Vide, il ne l’est pas ce désert de béton, car, à cet endroit, se tient un homme. Pas plus que les autres fantôme présents à cet instant, il ne prête attention à ce qui se produit. C’est que si tous les regards sont tournés vers lui, l’homme assigné à résidence dans ce cercle nu, lui ne dispose pas de cet appareil de contrôle qu’est un oeil. Élémentaire, mon cher Watson, puisqu’il n’a pas de tête. Ou plutôt, il n’en a plus. Coupée ? Non ! Fondue !
Ainsi va le monde. Ainsi va l’art. L’homme sans tête est l’œuvre. Les visiteurs, bien dressés à la déambulation par des décennies d’apprentissage dans les grandes surfaces, ne regardent qu’elle et ignorent le saltimbanque du dérisoire qui, agissant au grand jour, dissémine ses spores dans des zones arides.
Son geste, cette fois, s’accompagne d’un agenouillement. Il le fait devant ce mur face auquel personne ne pense à venir d’incliner, se lamenter, déposer un petit papier contenant une prière. Lui le fait. Il est seul et le seul, double vivant de l’homme sans tête, à y penser Il le fait face au mur, c’est-à-dire dos à l’art, au sujet de quoi personne ne semble disposé à s’interroger.
Chacun sait ce que c’est. Le musée, ce supermarket infini, est là qui le dit, l’affirme, le confirme. Et l’homme qui passe, portant le poids de son insignifiance, lui, s’incline devant l’impossible, s’agenouille devant l’impensable et ainsi accomplit quelque chose qui dépasse l’imagination en ce qu’il est capable de réaliser, au coeur même du désert qui enveloppe la pensée de son gris intense, une gradation dans l’intensité de l’aveu.

Installation de Urs Fischer (untitled 2011)

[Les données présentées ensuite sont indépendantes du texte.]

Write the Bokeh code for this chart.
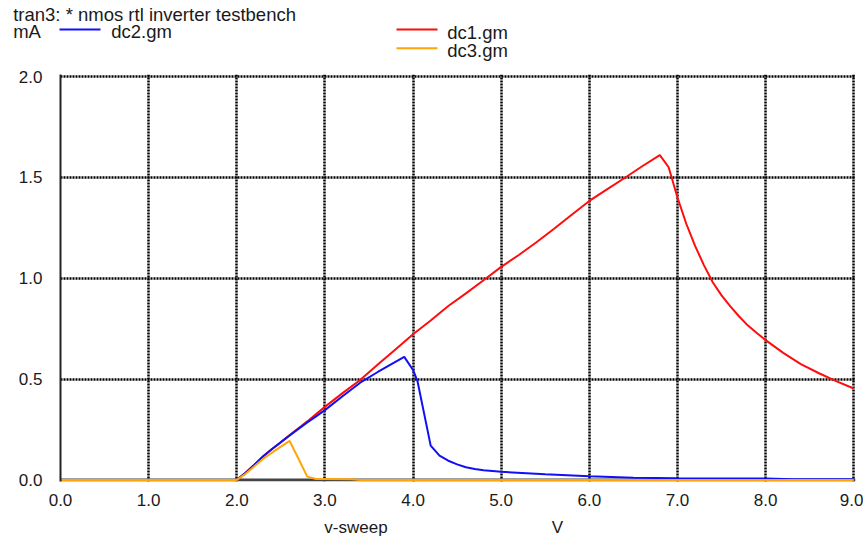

Untitled, 2011 est un groupe de bougies monumentales que l’on allume au premier jour de leur exposition : la réplique grandeur nature d’un célèbre groupe sculpté de la période maniériste L’Enlèvement des Sabines (1579-1582) de Giambologna, sept chaises diverses (d’un tabouret africain à la banale chaise plastique en passant par le fauteuil d’avion), que contemple l’effigie de l’artiste Rudolf Stingel (ami et pair d’Urs Fischer).